O que cabe é comentar a abrangência deste conceito de dados pessoais adotado. Se a informação pode levar à identificação de uma pessoa natural, esteja você pedindo a ela seu endereço IP navegando a web ou anotando uma placa de carro, até mesmo solicitando seu CPF para descontos naquela ou em novas compras, toma guarda de um dado pessoal. E agora precisa pensar, deste ponto, a necessidade de tê-lo feito, os usos corretos desta informação e o tempo pelo qual ela será necessária.
Não há motivos para temer cookies, muitos são operacionais e simplesmente garantem que, por exemplo, ao visitar o site de uma loja o que você colocar no carrinho está lá lhe esperando fechar sua compra. Ou o que é menos operacional, como aquele vendedor lembrando o que o comprador gosta e sugerindo mais daquilo ou similares, quando voltar. Ou aquele e-mail dizendo “você deixou algo no carrinho, volta aqui!” Ou aquele outro e-mail dizendo “você que foi naquela loja lá, que tal um cartão pré-aprovado?” Ou aquela ligação de um número desconhecido no dia seguinte. Pois é. Quando se vai além do meramente operacional é que talvez o biscoito dado não seja muito confortável.
A grande maioria das vezes que houver esse tipo de acesso a dados pessoais, as devidas transações correrão como esperado, contratos seguirão seus rumos e o titular realmente não será incomodado após ceder ao pedido – em troca de facilidade de uso, por exemplo. Mas e quando um aplicativo ofertando pagamentos com descontos vende seus dados a uma instituição bancária que abre uma conta corrente, sem nunca haver lhe informado? Não há justa finalidade, se em inúmeros outros aplicativos você sempre usou seu cartão de crédito e comandou pagamentos sem inchar a carteira de clientes de banco algum. E conhecer um pouco mais seus direitos ajuda a entender, por exemplo, que o aceite de “fornecer seus dados a terceiros” jamais poderia estar contido na mesma caixinha de marcação do aceite de dados para uso do aplicativo em sua finalidade principal.
Em maio de 2020, o Supremo Tribunal Federal em julgamento relativo à Medida Provisória 954 foi já categórico em pôr-se em defesa da Privacidade de Dados, impedindo que empresas de telecomunicação devessem repassar ao IBGE a relação de dados pessoais de usuários.

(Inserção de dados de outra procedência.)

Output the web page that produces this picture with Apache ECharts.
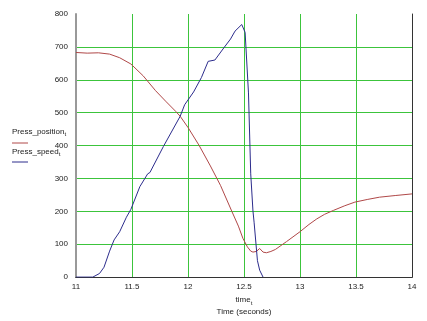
<!DOCTYPE html>
<html><head><meta charset="utf-8">
<script src="https://cdn.jsdelivr.net/npm/echarts@6/dist/echarts.min.js"></script>
<style>html,body{margin:0;padding:0;background:#fff}#c{width:427px;height:321px}</style>
</head><body><div id="c"></div>
<script>
// Press_position (red)
const posT = [11.0, 11.1, 11.2, 11.3, 11.39, 11.49, 11.6, 11.71, 11.8, 11.89, 11.93, 12.0, 12.1, 12.2, 12.29, 12.39, 12.45, 12.49, 12.53, 12.56, 12.58, 12.61, 12.64, 12.67, 12.70, 12.74, 12.78, 12.88, 13.0, 13.08, 13.15, 13.22, 13.3, 13.4, 13.49, 13.6, 13.71, 13.85, 14.0];
const posV = [683, 681, 682, 678, 667, 648, 612, 567, 535, 504, 489, 455, 400, 338, 279, 201, 155, 118, 92, 79, 76, 78, 87, 76, 74, 78, 84, 108, 138, 160, 177, 191, 203, 217, 228, 236, 243, 248, 253];
// Press_speed (blue)
const spdT = [11.0, 11.15, 11.21, 11.25, 11.30, 11.34, 11.39, 11.45, 11.49, 11.57, 11.64, 11.66, 11.78, 11.93, 11.97, 12.05, 12.12, 12.18, 12.24, 12.32, 12.38, 12.42, 12.48, 12.51, 12.54, 12.56, 12.58, 12.59, 12.62, 12.64, 12.67];
const spdV = [0, 0, 11, 30, 79, 113, 138, 182, 206, 275, 314, 318, 397, 489, 524, 563, 607, 656, 660, 697, 724, 748, 768, 744, 560, 314, 201, 167, 50, 21, 0];
const xTicks = [11, 11.5, 12, 12.5, 13, 13.5, 14];
const yTicks = [0, 100, 200, 300, 400, 500, 600, 700, 800];
const seriesNames = ['Press_position', 'Press_speed'];

const chart = echarts.init(document.getElementById('c'));
const zip = (a, b) => a.map((t, i) => [t, b[i]]);
const font = 'Liberation Sans';
const green = '#3cc43c';
chart.setOption({
  animation: false,
  backgroundColor: '#fff',
  grid: {left: 76, right: 15, top: 14, bottom: 34},
  xAxis: [{
    type: 'value', min: 11, max: 14, interval: 0.5,
    axisLine: {lineStyle: {color: '#333', width: 1}},
    axisTick: {show: false},
    splitLine: {showMinLine: false, showMaxLine: false, lineStyle: {color: green, width: 1}},
    axisLabel: {color: '#222', fontSize: 8, fontFamily: font, margin: 6,
      formatter: v => xTicks.includes(v) ? String(v) : ''},
    name: '{a|time}{s|t}\n{b|Time (seconds)}',
    nameLocation: 'middle', nameGap: 16,
    nameTextStyle: {rich: {
      a: {fontSize: 8, fontFamily: font, color: '#222', lineHeight: 12},
      s: {fontSize: 6, fontFamily: font, color: '#222', verticalAlign: 'bottom', padding: [4,0,0,0]},
      b: {fontSize: 8, fontFamily: font, color: '#222', lineHeight: 12}
    }}
  }, {
    type: 'value', position: 'top', min: 11, max: 14,
    axisLine: {show: true, lineStyle: {color: '#333', width: 1}},
    axisTick: {show: false}, axisLabel: {show: false}, splitLine: {show: false}
  }],
  yAxis: [{
    type: 'value', min: 0, max: 800, interval: 100,
    axisLine: {show: true, lineStyle: {color: '#999', width: 2}},
    axisTick: {show: false},
    splitLine: {showMinLine: false, showMaxLine: false, lineStyle: {color: green, width: 1}},
    axisLabel: {color: '#222', fontSize: 8, fontFamily: font, margin: 8,
      formatter: v => yTicks.includes(v) ? String(v) : ''}
  }, {
    type: 'value', position: 'right', min: 0, max: 800,
    axisLine: {show: true, lineStyle: {color: '#333', width: 1}},
    axisTick: {show: false}, axisLabel: {show: false}, splitLine: {show: false}
  }],
  graphic: [
    {type: 'text', left: 12, top: 128, style: {text: '{a|' + seriesNames[0] + '}{s|t}', rich: {
      a: {fontSize: 8, fontFamily: font, fill: '#222'}, s: {fontSize: 6, fontFamily: font, fill: '#222', padding: [5,0,0,0]}}}},
    {type: 'line', shape: {x1: 12, y1: 143, x2: 28, y2: 143}, style: {stroke: '#b04848', lineWidth: 1}},
    {type: 'text', left: 12, top: 148, style: {text: '{a|' + seriesNames[1] + '}{s|t}', rich: {
      a: {fontSize: 8, fontFamily: font, fill: '#222'}, s: {fontSize: 6, fontFamily: font, fill: '#222', padding: [5,0,0,0]}}}},
    {type: 'line', shape: {x1: 12, y1: 162, x2: 28, y2: 162}, style: {stroke: '#2c2c8c', lineWidth: 1}}
  ],
  series: [
    {name: seriesNames[0], type: 'line', data: zip(posT, posV), showSymbol: false,
     lineStyle: {color: '#b04848', width: 1}, z: 3},
    {name: seriesNames[1], type: 'line', data: zip(spdT, spdV), showSymbol: false,
     lineStyle: {color: '#2c2c8c', width: 1}, z: 4}
  ]
});
</script></body></html>
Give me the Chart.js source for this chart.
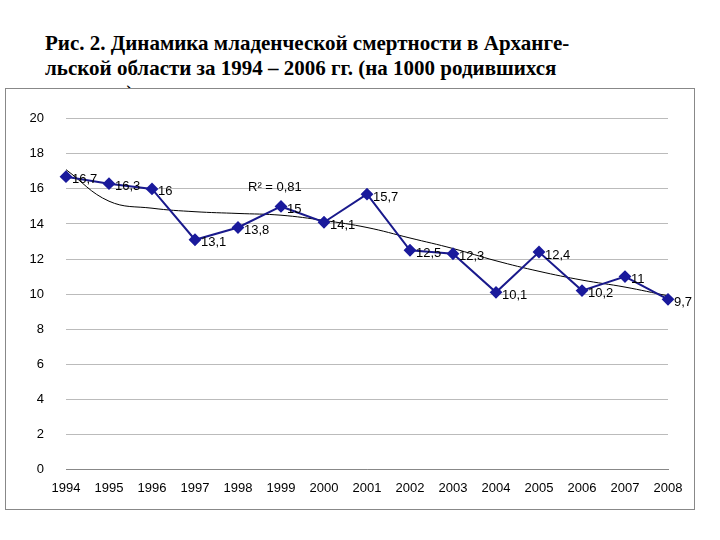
<!DOCTYPE html>
<html><head><meta charset="utf-8">
<script src="https://cdn.jsdelivr.net/npm/chart.js@4"></script>
<style>
body{margin:0;background:#fff;width:720px;height:540px;position:relative;overflow:hidden}
#title{position:absolute;left:45px;top:31px;font:bold 21px "Liberation Serif",serif;line-height:25px;color:#000;width:680px;white-space:nowrap}
#box{position:absolute;left:5px;top:88px;width:688px;height:420px;border:1px solid #888;background:#fff}
</style></head><body>
<div id="title">Рис. 2. Динамика младенческой смертности в Архангe-<br>льской области за 1994 – 2006 гг.  (на 1000 родившихся<br>живыми)</div>
<div id="box"><canvas id="c" width="688" height="420"></canvas></div>
<script>
const years = ['1994','1995','1996','1997','1998','1999','2000','2001','2002','2003','2004','2005','2006','2007','2008'];
const rates = [16.7,16.3,16,13.1,13.8,15,14.1,15.7,12.5,12.3,10.1,12.4,10.2,11,9.7];
const trend = [17.1,15.3,14.9,14.7,14.6,14.5,14.2,13.8,13.2,12.6,11.9,11.3,10.8,10.4,9.9];

// value labels to the right of each point
const labelPlugin = {
    id: 'labels',
    afterDatasetsDraw(chart) {
        const ctx = chart.ctx;
        const meta = chart.getDatasetMeta(0);
        ctx.save();
        ctx.font = '13px "Liberation Sans", Arial';
        ctx.fillStyle = '#000';
        ctx.textBaseline = 'middle';
        meta.data.forEach((p, i) => {
            ctx.fillText(String(rates[i]).replace('.', ','), p.x + 6, p.y + 3);
        });
        ctx.fillText('R² = 0,81', chart.scales.x.getPixelForValue(4) + 10, chart.scales.y.getPixelForValue(16.1));
        ctx.restore();
    }
};

new Chart(document.getElementById('c'), {
    type: 'line',
    data: {
        labels: years,
        datasets: [{
            data: rates,
            borderColor: '#1a1a8c',
            borderWidth: 2,
            pointStyle: 'rectRot',
            pointRadius: 5,
            pointBackgroundColor: '#1a1a9c',
            pointBorderColor: '#1a1a9c',
            tension: 0
        }, {
            data: trend,
            borderColor: '#000',
            borderWidth: 1,
            pointRadius: 0,
            tension: 0.4
        }]
    },
    plugins: [labelPlugin],
    options: {
        responsive: false,
        animation: false,
        layout: {padding: {top: 17, right: 26, bottom: 10, left: 4}},
        plugins: {legend: {display: false}, tooltip: {enabled: false}},
        scales: {
            y: {
                min: 0, max: 20,
                afterFit(s) { s.width = 56; },
                ticks: {stepSize: 2, color: '#000', font: {size: 13, family: 'Liberation Sans'}, padding: 22},
                grid: {color: '#bbb', drawTicks: false},
                border: {display: false}
            },
            x: {
                offset: false,
                ticks: {color: '#000', font: {size: 13, family: 'Liberation Sans'}, maxRotation: 0, autoSkip: false},
                grid: {display: false},
                border: {color: '#888'}
            }
        }
    }
});
</script>
</body></html>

Em seu voto, o ministro Ricardo Lewandowski esclareceu:
“O maior perigo para a democracia nos dias atuais não é mais representado por golpes de Estado tradicionais, perpetrados com fuzis, tanques ou canhões, mas agora pelo progressivo controle da vida privada dos cidadãos, levado a efeito por governos de distintos matizes ideológicos, mediante a coleta maciça e indiscriminada de informações pessoais[…]”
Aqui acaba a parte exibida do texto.